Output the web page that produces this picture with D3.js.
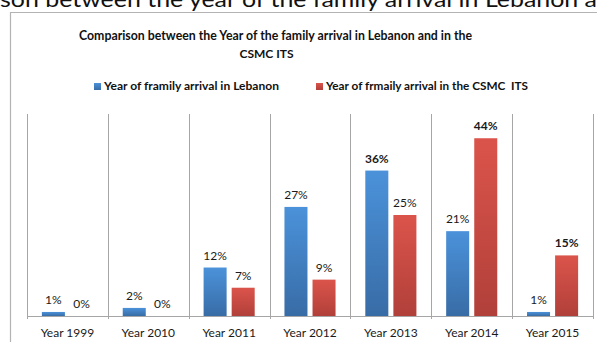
<!DOCTYPE html>
<html>
<head>
<meta charset="utf-8">
<script src="https://cdn.jsdelivr.net/npm/d3@7"></script>
<style>
  html, body { margin: 0; padding: 0; background: #fff; }
  svg { display: block; }
  text { font-family: Lato, "Open Sans", "Noto Sans", "DejaVu Sans", sans-serif; }
</style>
</head>
<body>
<svg id="chart" width="597" height="342"></svg>
<script>
// Data
const categories = ["Year 1999", "Year 2010", "Year 2011", "Year 2012", "Year 2013", "Year 2014", "Year 2015"];
const seriesNames = ["Year of framily arrival in Lebanon", "Year of frmaily arrival in the CSMC  ITS"];
const lebanonValues = [1, 2, 12, 27, 36, 21, 1];
const csmcValues = [0, 0, 7, 9, 25, 44, 15];
// labels printed in bold
const boldLabels = [[4], [5, 6]];
const titleLines = ["Comparison between the Year of the family arrival in Lebanon and in the", "CSMC ITS"];
const headingText = "son between the year of the family arrival in Lebanon a";

const seriesValues = [lebanonValues, csmcValues];
const colors = [
  { top: "#4b92da", bottom: "#386ca6" },
  { top: "#db544b", bottom: "#b1403a" }
];

const svg = d3.select("#chart");
const W = 597, H = 342;

// gradients
const defs = svg.append("defs");
colors.forEach((c, i) => {
  const g = defs.append("linearGradient")
    .attr("id", "grad" + i).attr("x1", 0).attr("y1", 0).attr("x2", 0).attr("y2", 1);
  g.append("stop").attr("offset", "0%").attr("stop-color", c.top);
  g.append("stop").attr("offset", "100%").attr("stop-color", c.bottom);
});

// Surrounding document heading, running off the top edge
svg.append("text")
  .attr("x", 0).attr("y", 7)
  .attr("textLength", 597).attr("lengthAdjust", "spacingAndGlyphs")
  .attr("font-size", 22).attr("fill", "#111")
  .text(headingText);

// Chart frame
svg.append("path")
  .attr("d", `M${W + 2},12.5 H10.5 V${H + 2}`)
  .attr("fill", "none").attr("stroke", "#b3b3b3").attr("stroke-width", 1.2);

// Title
svg.append("text")
  .attr("x", 275.5).attr("y", 39.5)
  .attr("text-anchor", "middle")
  .attr("font-size", 12.5).attr("font-weight", "bold").attr("fill", "#111")
  .attr("textLength", 393).attr("lengthAdjust", "spacingAndGlyphs")
  .text(titleLines[0]);
svg.append("text")
  .attr("x", 266.5).attr("y", 57.5)
  .attr("text-anchor", "middle")
  .attr("font-size", 12).attr("font-weight", "bold").attr("fill", "#111")
  .text(titleLines[1]);

// Legend
const legendItems = [
  { sq: 94, tx: 104, tw: 175 },
  { sq: 316, tx: 326, tw: 202 }
];
legendItems.forEach((l, i) => {
  svg.append("rect")
    .attr("x", l.sq).attr("y", 83).attr("width", 7).attr("height", 7)
    .attr("fill", `url(#grad${i})`);
  svg.append("text")
    .attr("x", l.tx).attr("y", 90)
    .attr("font-size", 10.5).attr("font-weight", "bold").attr("fill", "#111")
    .attr("textLength", l.tw).attr("lengthAdjust", "spacingAndGlyphs")
    .attr("xml:space", "preserve")
    .text(seriesNames[i]);
});

// Scales
const plotLeft = 27, plotRight = 593, plotTop = 114, plotBottom = 316;
const x0 = d3.scaleBand().domain(categories).range([plotLeft, plotRight]).padding(0);
const x1 = d3.scaleBand().domain([0, 1]).range([0, x0.bandwidth()])
  .paddingInner(0.18).paddingOuter(0.53);
const y = d3.scaleLinear().domain([0, 50]).range([plotBottom, plotTop]);

// Vertical category separators
const seps = categories.map(c => x0(c)).concat([plotRight]);
svg.append("g").selectAll("line").data(seps).join("line")
  .attr("x1", d => Math.round(d) + 0.5).attr("x2", d => Math.round(d) + 0.5)
  .attr("y1", plotTop).attr("y2", plotBottom + 3)
  .attr("stroke", "#a6a6a6").attr("stroke-width", 1);

// Bars
const barData = [];
categories.forEach((c, ci) => {
  seriesValues.forEach((vals, si) => {
    barData.push({ cat: c, series: si, value: vals[ci], bold: boldLabels[si].includes(ci) });
  });
});

svg.append("g").selectAll("rect").data(barData.filter(d => d.value > 0)).join("rect")
  .attr("x", d => x0(d.cat) + x1(d.series))
  .attr("width", x1.bandwidth())
  .attr("y", d => y(d.value))
  .attr("height", d => plotBottom - y(d.value))
  .attr("fill", d => `url(#grad${d.series})`);

// Baseline axis
svg.append("line")
  .attr("x1", plotLeft).attr("x2", plotRight)
  .attr("y1", plotBottom + 0.5).attr("y2", plotBottom + 0.5)
  .attr("stroke", "#a6a6a6").attr("stroke-width", 1);

// Value labels
svg.append("g").selectAll("text").data(barData).join("text")
  .attr("x", d => x0(d.cat) + x1(d.series) + x1.bandwidth() / 2)
  .attr("y", d => y(d.value) - 8)
  .attr("text-anchor", "middle")
  .attr("font-size", 12)
  .attr("font-weight", d => d.bold ? "bold" : "normal")
  .attr("fill", "#1a1a1a")
  .text(d => d.value + "%");

// Category labels
svg.append("g").selectAll("text").data(categories).join("text")
  .attr("x", d => x0(d) + x0.bandwidth() / 2)
  .attr("y", 336.5)
  .attr("text-anchor", "middle")
  .attr("font-size", 12).attr("fill", "#1a1a1a")
  .text(d => d);
</script>
</body>
</html>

============

WHAT IS EXPECTED
Every line from the top of the material above through the line with "const W = 597, H = 342;" should be duplicated exactly, please; leave out the pictures.

FULL SOLUTION
Output the web page that produces this picture with D3.js.
<!DOCTYPE html>
<html>
<head>
<meta charset="utf-8">
<script src="https://cdn.jsdelivr.net/npm/d3@7"></script>
<style>
  html, body { margin: 0; padding: 0; background: #fff; }
  svg { display: block; }
  text { font-family: Lato, "Open Sans", "Noto Sans", "DejaVu Sans", sans-serif; }
</style>
</head>
<body>
<svg id="chart" width="597" height="342"></svg>
<script>
// Data
const categories = ["Year 1999", "Year 2010", "Year 2011", "Year 2012", "Year 2013", "Year 2014", "Year 2015"];
const seriesNames = ["Year of framily arrival in Lebanon", "Year of frmaily arrival in the CSMC  ITS"];
const lebanonValues = [1, 2, 12, 27, 36, 21, 1];
const csmcValues = [0, 0, 7, 9, 25, 44, 15];
// labels printed in bold
const boldLabels = [[4], [5, 6]];
const titleLines = ["Comparison between the Year of the family arrival in Lebanon and in the", "CSMC ITS"];
const headingText = "son between the year of the family arrival in Lebanon a";

const seriesValues = [lebanonValues, csmcValues];
const colors = [
  { top: "#4b92da", bottom: "#386ca6" },
  { top: "#db544b", bottom: "#b1403a" }
];

const svg = d3.select("#chart");
const W = 597, H = 342;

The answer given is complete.